── Given data

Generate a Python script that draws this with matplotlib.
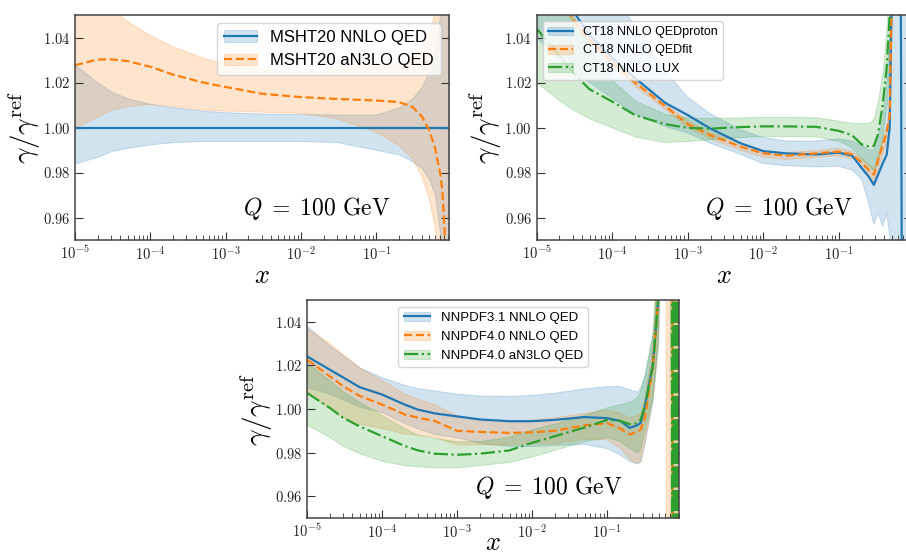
import matplotlib
matplotlib.use("Agg")
import matplotlib.pyplot as plt
from matplotlib.ticker import FuncFormatter, LogLocator, NullFormatter
import numpy as np

plt.rcParams['mathtext.fontset'] = 'cm'

BLUE = '#1f77b4'
ORANGE = '#ff7f0e'
GREEN = '#2ca02c'

### Panel 1: MSHT20
x1 = [1e-5, 2e-5, 3e-5, 5e-5, 1e-4, 2e-4, 5e-4, 1e-3, 3e-3, 1e-2, 3e-2, 0.1,
      0.2, 0.3, 0.4, 0.5, 0.6, 0.7, 0.75, 0.8, 0.85, 0.9, 0.92]
msht_nnlo = [1.0, 1.0, 1.0, 1.0, 1.0, 1.0, 1.0, 1.0, 1.0, 1.0, 1.0, 1.0,
             1.0, 1.0, 1.0, 1.0, 1.0, 1.0, 1.0, 1.0, 1.0, 1.0, 1.0]
msht_nnlo_hi = [1.028, 1.020, 1.016, 1.013, 1.0105, 1.009, 1.0075, 1.0068, 1.0062, 1.006, 1.0058, 1.0058,
                1.009, 1.013, 1.018, 1.025, 1.035, 1.05, 1.06, 1.08, 1.10, 1.12, 1.12]
msht_nnlo_lo = [0.984, 0.987, 0.9895, 0.991, 0.9925, 0.9935, 0.994, 0.994, 0.994, 0.994, 0.9935, 0.990,
                0.988, 0.985, 0.982, 0.977, 0.970, 0.953, 0.93, 0.91, 0.89, 0.88, 0.88]
msht_an3lo = [1.0277, 1.0302, 1.0303, 1.0295, 1.027, 1.0235, 1.020, 1.018, 1.015, 1.0135, 1.0127, 1.012,
              1.0113, 1.0092, 1.005, 0.999, 0.991, 0.980, 0.972, 0.956, 0.93, 0.90, 0.89]
msht_an3lo_hi = [1.075, 1.062, 1.053, 1.047, 1.041, 1.036, 1.031, 1.0284, 1.026, 1.0254, 1.026, 1.0275,
                 1.029, 1.031, 1.036, 1.042, 1.052, 1.07, 1.08, 1.09, 1.10, 1.10, 1.10]
msht_an3lo_lo = [1.000, 1.005, 1.008, 1.0095, 1.0105, 1.0095, 1.008, 1.0075, 1.007, 1.0065, 1.004, 0.998,
                 0.992, 0.986, 0.978, 0.968, 0.955, 0.94, 0.93, 0.91, 0.90, 0.90, 0.90]

### Panel 2: CT18
x2 = [1e-5, 2e-5, 3e-5, 5e-5, 1e-4, 2e-4, 5e-4, 1e-3, 2e-3, 5e-3, 1e-2, 2e-2, 5e-2, 0.1,
      0.15, 0.2, 0.25, 0.29, 0.33, 0.38, 0.43, 0.47, 0.5, 0.55, 0.65, 0.69, 0.75, 0.85, 0.92]
ct18_proton = [1.09, 1.065, 1.052, 1.041, 1.031, 1.022, 1.011, 1.0055, 0.9995, 0.993, 0.9895, 0.9885, 0.988, 0.9888,
               0.9875, 0.982, 0.978, 0.9745, 0.979, 0.984, 0.988, 1.000, 1.06, 1.12, 1.12, 0.88, 0.88, 0.88, 0.88]
ct18_proton_hi = [1.15, 1.12, 1.09, 1.075, 1.06, 1.045, 1.025, 1.0135, 1.006, 0.999, 0.9955, 0.994, 0.994, 0.995,
                  0.994, 0.992, 0.990, 0.990, 0.996, 1.003, 1.02, 1.04, 1.10, 1.15, 1.15, 1.15, 1.15, 1.15, 1.15]
ct18_proton_lo = [1.04, 1.03, 1.025, 1.02, 1.013, 1.006, 1.0005, 0.9975, 0.993, 0.988, 0.984, 0.983, 0.9825, 0.9828,
                  0.981, 0.977, 0.966, 0.957, 0.962, 0.956, 0.962, 0.952, 0.94, 0.85, 0.85, 0.85, 0.85, 0.85, 0.85]
ct18_fit = [1.085, 1.06, 1.048, 1.039, 1.029, 1.020, 1.0095, 1.0015, 0.9965, 0.9915, 0.9885, 0.9875, 0.9885, 0.9893,
            0.988, 0.9845, 0.981, 0.979, 0.9855, 0.992, 0.998, 1.005, 1.06, 1.12, 1.12, 1.12, 1.12, 1.12, 1.12]
ct18_fit_hi = [1.087, 1.062, 1.0495, 1.0405, 1.0305, 1.0215, 1.011, 1.003, 0.998, 0.993, 0.990, 0.989, 0.990, 0.991,
               0.9895, 0.9865, 0.9835, 0.982, 0.989, 0.9955, 1.002, 1.01, 1.07, 1.13, 1.13, 1.13, 1.13, 1.13, 1.13]
ct18_fit_lo = [1.083, 1.058, 1.0465, 1.0375, 1.0275, 1.0185, 1.008, 1.000, 0.995, 0.990, 0.987, 0.986, 0.987, 0.9876,
               0.9865, 0.9825, 0.9785, 0.976, 0.982, 0.9885, 0.994, 1.000, 1.05, 1.11, 1.11, 1.11, 1.11, 1.11, 1.11]
ct18_lux = [1.0439, 1.032, 1.0245, 1.017, 1.0115, 1.0055, 1.0015, 0.9998, 0.9995, 1.0002, 1.0005, 1.0005, 1.0003, 0.9985,
            0.9965, 0.9925, 0.9915, 0.9918, 0.997, 1.010, 1.027, 1.05, 1.07, 1.12, 1.12, 1.12, 1.12, 1.12, 1.12]
ct18_lux_hi = [1.12, 1.07, 1.05, 1.035, 1.021, 1.012, 1.006, 1.0045, 1.0042, 1.0045, 1.0048, 1.0048, 1.0045, 1.003,
               1.002, 1.002, 1.002, 1.004, 1.012, 1.025, 1.045, 1.07, 1.09, 1.15, 1.15, 1.15, 1.15, 1.15, 1.15]
ct18_lux_lo = [1.020, 1.012, 1.008, 1.004, 1.000, 0.996, 0.9935, 0.994, 0.9948, 0.9958, 0.9962, 0.9962, 0.996, 0.994,
               0.991, 0.986, 0.983, 0.981, 0.985, 0.997, 1.010, 1.03, 1.05, 1.10, 1.10, 1.10, 1.10, 1.10, 1.10]

### Panel 3: NNPDF
x3 = [1e-5, 2e-5, 3e-5, 5e-5, 1e-4, 2e-4, 3e-4, 5e-4, 1e-3, 2e-3, 5e-3, 1e-2, 2e-2, 5e-2,
      0.1, 0.15, 0.2, 0.25, 0.28, 0.32, 0.41, 0.48]
nn31 = [1.0241, 1.018, 1.0145, 1.010, 1.0066, 1.002, 0.9997, 0.998, 0.9966, 0.9952, 0.9944, 0.9944, 0.995, 0.9963,
        0.9958, 0.9945, 0.9913, 0.9925, 0.9936, 1.0012, 1.021, 1.05]
nn31_hi = [1.038, 1.029, 1.0245, 1.019, 1.0145, 1.011, 1.0095, 1.0085, 1.007, 1.0062, 1.006, 1.0065, 1.0075, 1.0095,
           1.0105, 1.0105, 1.009, 1.008, 1.010, 1.016, 1.035, 1.07]
nn31_lo = [1.010, 1.007, 1.0045, 1.001, 0.9985, 0.9935, 0.991, 0.9885, 0.987, 0.9845, 0.983, 0.983, 0.9835, 0.984,
           0.982, 0.979, 0.976, 0.975, 0.976, 0.985, 1.005, 1.03]
nn40 = [1.0226, 1.015, 1.0105, 1.006, 1.002, 0.9975, 0.996, 0.9945, 0.990, 0.9895, 0.989, 0.9893, 0.990, 0.9925,
        0.9935, 0.991, 0.9883, 0.9895, 0.9905, 0.996, 1.02, 1.05]
nn40_hi = [1.037, 1.030, 1.025, 1.019, 1.013, 1.007, 1.0045, 1.002, 0.997, 0.995, 0.9945, 0.995, 0.996, 0.998,
           0.9995, 0.998, 0.996, 0.997, 0.998, 1.005, 1.03, 1.07]
nn40_lo = [1.008, 1.000, 0.996, 0.993, 0.991, 0.9885, 0.988, 0.987, 0.9835, 0.9835, 0.9835, 0.984, 0.984, 0.986,
           0.986, 0.982, 0.977, 0.975, 0.976, 0.985, 1.005, 1.03]
nn40n3 = [1.0073, 1.0005, 0.996, 0.992, 0.9875, 0.983, 0.981, 0.9795, 0.979, 0.9795, 0.981, 0.9845, 0.9875, 0.9915,
          0.995, 0.9945, 0.993, 0.9935, 0.995, 1.0012, 1.02, 1.05]
nn40n3_hi = [1.021, 1.013, 1.008, 1.003, 0.997, 0.991, 0.988, 0.9865, 0.985, 0.985, 0.987, 0.9905, 0.993, 0.997,
             1.0005, 1.002, 1.003, 1.005, 1.008, 1.015, 1.035, 1.07]
nn40n3_lo = [0.9925, 0.987, 0.983, 0.9795, 0.976, 0.974, 0.9735, 0.973, 0.973, 0.974, 0.9755, 0.978, 0.981, 0.985,
             0.987, 0.985, 0.982, 0.980, 0.981, 0.990, 1.005, 1.03]

# large-x tails of the NNPDF sets, where the curves blow up
x3_tail = [0.55, 0.61, 0.62, 0.69, 0.70, 0.73, 0.74, 0.75, 0.76, 0.77, 0.78, 0.79, 0.80, 0.81,
           0.82, 0.83, 0.84, 0.85, 0.86, 0.87, 0.88, 0.89, 0.90, 0.91, 0.92]
nn31_tail = [1.12, 1.12, 1.12, 1.12, 1.12, 1.12, 1.12, 1.12, 1.12, 1.12, 1.12, 1.12, 1.12, 1.12,
             1.12, 1.12, 1.12, 1.12, 1.12, 1.12, 1.12, 1.12, 1.12, 1.12, 1.12]
nn40_tail = [1.12, 1.12, 1.12, 1.12, 1.12, 1.12, 1.12, 0.88, 0.88, 1.12, 1.12, 0.88, 0.88, 1.12,
             1.12, 0.88, 0.88, 1.12, 1.12, 0.88, 0.88, 1.12, 1.12, 0.88, 0.88]
nn40_tail_lo = [1.10, 1.10, 0.85, 0.85, 1.10, 0.85, 0.85, 0.85, 0.85, 0.85, 0.85, 0.85, 0.85, 0.85,
                0.85, 0.85, 0.85, 0.85, 0.85, 0.85, 0.85, 0.85, 0.85, 0.85, 0.85]
nn40n3_tail = [1.12, 1.12, 1.12, 1.12, 1.12, 1.12, 0.88, 0.88, 1.12, 1.12, 0.88, 0.88, 1.12, 1.12,
               0.88, 0.88, 1.12, 1.12, 0.88, 0.88, 1.12, 1.12, 0.88, 0.88, 1.12]
nn40n3_tail_lo = [1.10, 1.10, 1.10, 1.10, 1.10, 0.85, 0.85, 0.85, 0.85, 0.85, 0.85, 0.85, 0.85, 0.85,
                  0.85, 0.85, 0.85, 0.85, 0.85, 0.85, 0.85, 0.85, 0.85, 0.85, 0.85]
tail_hi = [1.15, 1.15, 1.15, 1.15, 1.15, 1.15, 1.15, 1.15, 1.15, 1.15, 1.15, 1.15, 1.15, 1.15,
           1.15, 1.15, 1.15, 1.15, 1.15, 1.15, 1.15, 1.15, 1.15, 1.15, 1.15]
nn31_tail_lo = [1.10, 1.10, 1.10, 1.10, 1.10, 1.10, 1.10, 1.10, 1.10, 1.10, 1.10, 1.10, 1.10, 1.10,
                1.10, 1.10, 1.10, 1.10, 1.10, 1.10, 1.10, 1.10, 1.10, 1.10, 1.10]


def style_axes(ax, xpad=0):
    ax.set_xscale('log')
    ax.set_xlim(1e-5, 0.92)
    ax.set_ylim(0.95, 1.05)
    ax.set_yticks([0.96, 0.98, 1.00, 1.02, 1.04])
    ax.yaxis.set_major_formatter(FuncFormatter(lambda v, p: r'$%.2f$' % v))
    ax.xaxis.set_major_locator(LogLocator(base=10, numticks=12))
    ax.xaxis.set_minor_locator(LogLocator(base=10, subs=np.arange(2, 10), numticks=12))
    ax.xaxis.set_major_formatter(FuncFormatter(lambda v, p: r'$10^{%d}$' % round(np.log10(v))))
    ax.xaxis.set_minor_formatter(NullFormatter())
    ax.tick_params(which='both', direction='in', right=True, colors='#333333')
    ax.tick_params(which='major', length=6, labelsize=10.5, labelcolor='#222222')
    ax.tick_params(which='minor', length=3.5)
    for s in ax.spines.values():
        s.set_color('#444444')
        s.set_linewidth(1.1)
    ax.set_xlabel(r'$x$', fontsize=19, labelpad=xpad)
    ax.set_ylabel(r'$\gamma/\gamma^{\rm ref}$', fontsize=21, labelpad=0)
    ax.text(0.45, 0.11, r'$Q\;=\;100\ {\rm GeV}$', transform=ax.transAxes, fontsize=17)


def curve(ax, x, c, lo, hi, color, ls):
    f = ax.fill_between(x, lo, hi, color=color, alpha=0.2, linewidth=0.8)
    l, = ax.plot(x, c, color=color, ls=ls, lw=1.6)
    return (f, l)


fig = plt.figure(figsize=(9.06, 5.57), dpi=100)
W, H = 906.0, 557.0

# top left
ax1 = fig.add_axes([75 / W, 1 - 240 / H, 374 / W, 225 / H])
h1 = curve(ax1, x1, msht_nnlo, msht_nnlo_lo, msht_nnlo_hi, BLUE, '-')
h2 = curve(ax1, x1, msht_an3lo, msht_an3lo_lo, msht_an3lo_hi, ORANGE, '--')
style_axes(ax1)
ax1.legend([h1, h2], ['MSHT20 NNLO QED', 'MSHT20 aN3LO QED'], loc='upper right',
           prop={'family': 'Liberation Sans', 'size': 12})

# top right (cut off by the figure edge)
ax2 = fig.add_axes([536.7 / W, 1 - 240 / H, 375 / W, 225 / H])
h1 = curve(ax2, x2, ct18_proton, ct18_proton_lo, ct18_proton_hi, BLUE, '-')
h2 = curve(ax2, x2, ct18_fit, ct18_fit_lo, ct18_fit_hi, ORANGE, '--')
h3 = curve(ax2, x2, ct18_lux, ct18_lux_lo, ct18_lux_hi, GREEN, '-.')
style_axes(ax2)
ax2.legend([h1, h2, h3], ['CT18 NNLO QEDproton', 'CT18 NNLO QEDfit', 'CT18 NNLO LUX'],
           loc='upper left', prop={'family': 'Liberation Sans', 'size': 9})

# bottom
ax3 = fig.add_axes([307.3 / W, 1 - 518 / H, 372 / W, 218 / H])
h1 = curve(ax3, x3 + x3_tail, nn31 + nn31_tail, nn31_lo + nn31_tail_lo, nn31_hi + tail_hi, BLUE, '-')
h2 = curve(ax3, x3 + x3_tail, nn40 + nn40_tail, nn40_lo + nn40_tail_lo, nn40_hi + tail_hi, ORANGE, '--')
h3 = curve(ax3, x3 + x3_tail, nn40n3 + nn40n3_tail, nn40n3_lo + nn40n3_tail_lo, nn40n3_hi + tail_hi, GREEN, '-.')
style_axes(ax3, xpad=-8)
ax3.legend([h1, h2, h3], ['NNPDF3.1 NNLO QED', 'NNPDF4.0 NNLO QED', 'NNPDF4.0 aN3LO QED'],
           loc='upper center', prop={'family': 'Liberation Sans', 'size': 9.5})

fig.savefig('out.png', dpi=100)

────

What you will do | Repeat the listing above from its first line through the line that contains "GREEN = '#2ca02c'", both included, and nothing more. Drop the pictures.

Exercise response |
Generate a Python script that draws this with matplotlib.
import matplotlib
matplotlib.use("Agg")
import matplotlib.pyplot as plt
from matplotlib.ticker import FuncFormatter, LogLocator, NullFormatter
import numpy as np

plt.rcParams['mathtext.fontset'] = 'cm'

BLUE = '#1f77b4'
ORANGE = '#ff7f0e'
GREEN = '#2ca02c'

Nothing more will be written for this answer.